DNA methylation is stable during replication and cell cycle arrest

Abstract

DNA methylation is an epigenetic modification with important functions in development. Large-scale loss of DNA methylation is a hallmark of cancer. Recent work has identified large genomic blocks of hypomethylation associated with cancer, EBV transformation and replicative senescence, all of which change the proportion of actively proliferating cells within the population measured. We asked if replication or cell-cycle arrest affects the global levels of methylation or leads to hypomethylated blocks as observed in other settings. We used fluorescence activated cell sorting to isolate primary dermal fibroblasts in G0, G1 and G2 based on DNA content and Ki67 staining. We additionally examined G0 cells arrested by contact inhibition for one week to determine the effects of extended arrest. We analyzed genome wide DNA methylation from sorted cells using whole genome bisulfite sequencing. This analysis demonstrated no global changes or large-scale hypomethylated blocks in any of the examined cell cycle phases, indicating that global levels of methylation are stable with replication and arrest.

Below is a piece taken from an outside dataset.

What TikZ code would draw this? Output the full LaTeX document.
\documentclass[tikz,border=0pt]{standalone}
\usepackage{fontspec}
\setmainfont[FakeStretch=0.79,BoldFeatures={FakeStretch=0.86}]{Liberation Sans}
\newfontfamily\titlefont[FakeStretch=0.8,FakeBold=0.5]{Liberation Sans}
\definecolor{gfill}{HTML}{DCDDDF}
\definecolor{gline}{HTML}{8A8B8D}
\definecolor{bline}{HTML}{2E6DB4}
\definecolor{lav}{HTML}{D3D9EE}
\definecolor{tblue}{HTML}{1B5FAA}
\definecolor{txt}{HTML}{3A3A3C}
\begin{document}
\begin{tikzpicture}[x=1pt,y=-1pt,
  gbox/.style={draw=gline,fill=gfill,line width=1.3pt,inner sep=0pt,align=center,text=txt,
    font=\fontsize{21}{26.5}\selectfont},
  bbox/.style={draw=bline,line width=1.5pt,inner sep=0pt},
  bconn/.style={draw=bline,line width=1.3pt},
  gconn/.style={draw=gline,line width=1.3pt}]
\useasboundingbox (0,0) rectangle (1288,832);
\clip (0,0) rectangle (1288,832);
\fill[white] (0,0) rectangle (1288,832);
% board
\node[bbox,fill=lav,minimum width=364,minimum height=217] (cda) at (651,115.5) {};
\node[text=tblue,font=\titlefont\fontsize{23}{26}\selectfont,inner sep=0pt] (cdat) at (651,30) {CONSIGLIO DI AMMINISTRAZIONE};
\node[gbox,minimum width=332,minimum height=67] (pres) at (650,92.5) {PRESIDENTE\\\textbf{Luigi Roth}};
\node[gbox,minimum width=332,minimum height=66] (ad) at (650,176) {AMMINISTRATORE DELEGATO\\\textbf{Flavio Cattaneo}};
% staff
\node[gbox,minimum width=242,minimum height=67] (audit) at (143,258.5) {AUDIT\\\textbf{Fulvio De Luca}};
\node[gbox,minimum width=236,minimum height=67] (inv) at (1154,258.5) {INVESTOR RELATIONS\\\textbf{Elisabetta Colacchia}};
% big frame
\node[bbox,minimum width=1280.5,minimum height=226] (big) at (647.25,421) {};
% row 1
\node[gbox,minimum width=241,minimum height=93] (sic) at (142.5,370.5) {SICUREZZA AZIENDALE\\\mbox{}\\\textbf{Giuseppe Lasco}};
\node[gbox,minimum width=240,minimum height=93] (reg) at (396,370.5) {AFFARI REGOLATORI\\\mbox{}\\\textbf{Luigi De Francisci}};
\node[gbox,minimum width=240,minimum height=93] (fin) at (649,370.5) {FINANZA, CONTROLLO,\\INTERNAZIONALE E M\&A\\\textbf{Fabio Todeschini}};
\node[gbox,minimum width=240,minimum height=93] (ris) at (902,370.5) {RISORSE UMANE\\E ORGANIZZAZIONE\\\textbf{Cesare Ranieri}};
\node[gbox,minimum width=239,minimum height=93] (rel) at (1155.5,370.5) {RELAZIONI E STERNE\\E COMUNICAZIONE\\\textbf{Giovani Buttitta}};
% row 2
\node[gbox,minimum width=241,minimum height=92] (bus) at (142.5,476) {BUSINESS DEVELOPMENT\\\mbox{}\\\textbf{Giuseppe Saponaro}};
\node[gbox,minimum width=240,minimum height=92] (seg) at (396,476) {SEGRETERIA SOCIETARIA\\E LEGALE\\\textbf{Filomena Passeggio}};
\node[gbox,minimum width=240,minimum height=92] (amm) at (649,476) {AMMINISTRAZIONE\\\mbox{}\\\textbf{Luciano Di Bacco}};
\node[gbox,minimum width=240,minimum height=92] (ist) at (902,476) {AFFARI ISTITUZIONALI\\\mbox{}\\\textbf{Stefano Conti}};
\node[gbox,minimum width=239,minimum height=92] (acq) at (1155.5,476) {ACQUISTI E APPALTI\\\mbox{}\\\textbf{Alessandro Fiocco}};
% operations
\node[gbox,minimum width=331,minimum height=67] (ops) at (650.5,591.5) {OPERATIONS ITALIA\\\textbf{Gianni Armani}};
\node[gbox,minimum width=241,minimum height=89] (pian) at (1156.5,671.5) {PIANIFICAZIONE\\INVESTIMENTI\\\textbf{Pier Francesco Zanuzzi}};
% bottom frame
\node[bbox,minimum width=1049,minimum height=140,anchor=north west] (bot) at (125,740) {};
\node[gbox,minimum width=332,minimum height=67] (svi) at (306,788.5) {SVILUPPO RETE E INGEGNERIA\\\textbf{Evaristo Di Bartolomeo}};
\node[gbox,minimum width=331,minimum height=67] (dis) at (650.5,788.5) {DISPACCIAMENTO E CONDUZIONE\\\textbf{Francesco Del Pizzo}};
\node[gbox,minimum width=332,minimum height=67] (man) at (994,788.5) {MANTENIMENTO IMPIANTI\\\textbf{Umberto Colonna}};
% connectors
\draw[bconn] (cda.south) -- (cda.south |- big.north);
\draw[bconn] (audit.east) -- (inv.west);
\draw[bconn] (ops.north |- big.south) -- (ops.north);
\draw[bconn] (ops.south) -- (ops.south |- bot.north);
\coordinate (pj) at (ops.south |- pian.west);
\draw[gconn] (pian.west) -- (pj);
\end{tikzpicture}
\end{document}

Figure 1. Sorting of fibroblasts based on Ki-67 expression and DNA content.

(A) Live cells were selected using forward scatter and side scatter. (B) Single cells were selected using pulse width. (C) Cells from actively proliferating culture were sorted into “G0”: 2N DNA and Ki67 negative, “G1”: 2N DNA and Ki67 positive, “G2/M”:4N DNA and Ki67 positive. (D) Cells from culture arrested by contact inhibition for one week were predominantly “G0”.

Figure 2. Global methylation is consistent after replication and cell cycle arrest.

(A) Mean methylation for each cell cycle phase from each donor profiled. (B) Distribution of high-frequency smoothed methylation values from CpGs with sufficient coverage from whole genome bisulfite sequencing (WGBS) for each donor profiled. (C) Distribution of high-frequency smoothed methylation values from all CpGs analyzed for each donor and cell cycle phase analyzed. Outliers have been removed for plotting. (D) Distribution of mean high-frequency smoothed methylation values across all donors from CpGs within and outside the regions previously identified as hypomethylated blocks in colon cancer for each phase profiled. Outliers have been removed for plotting.

Figure 3. Global methylation is highly correlated between cell cycle phases.

Shown is hexagonal binning of mean, high-frequency smoothed methylation values per CpG for all samples in G0 versus all samples in extended G0, all samples in G1 versus all samples in G0, all samples in G2 versus all samples in G1, all samples in extended G0 versus all samples in G2, for all samples from donor FB versus all samples from donor FA, for all samples from donor FC versus all samples from donor FB. The last two comparisons gives a measure of biological variability. For clarity, bins containing less than 20 CpGs are not shown.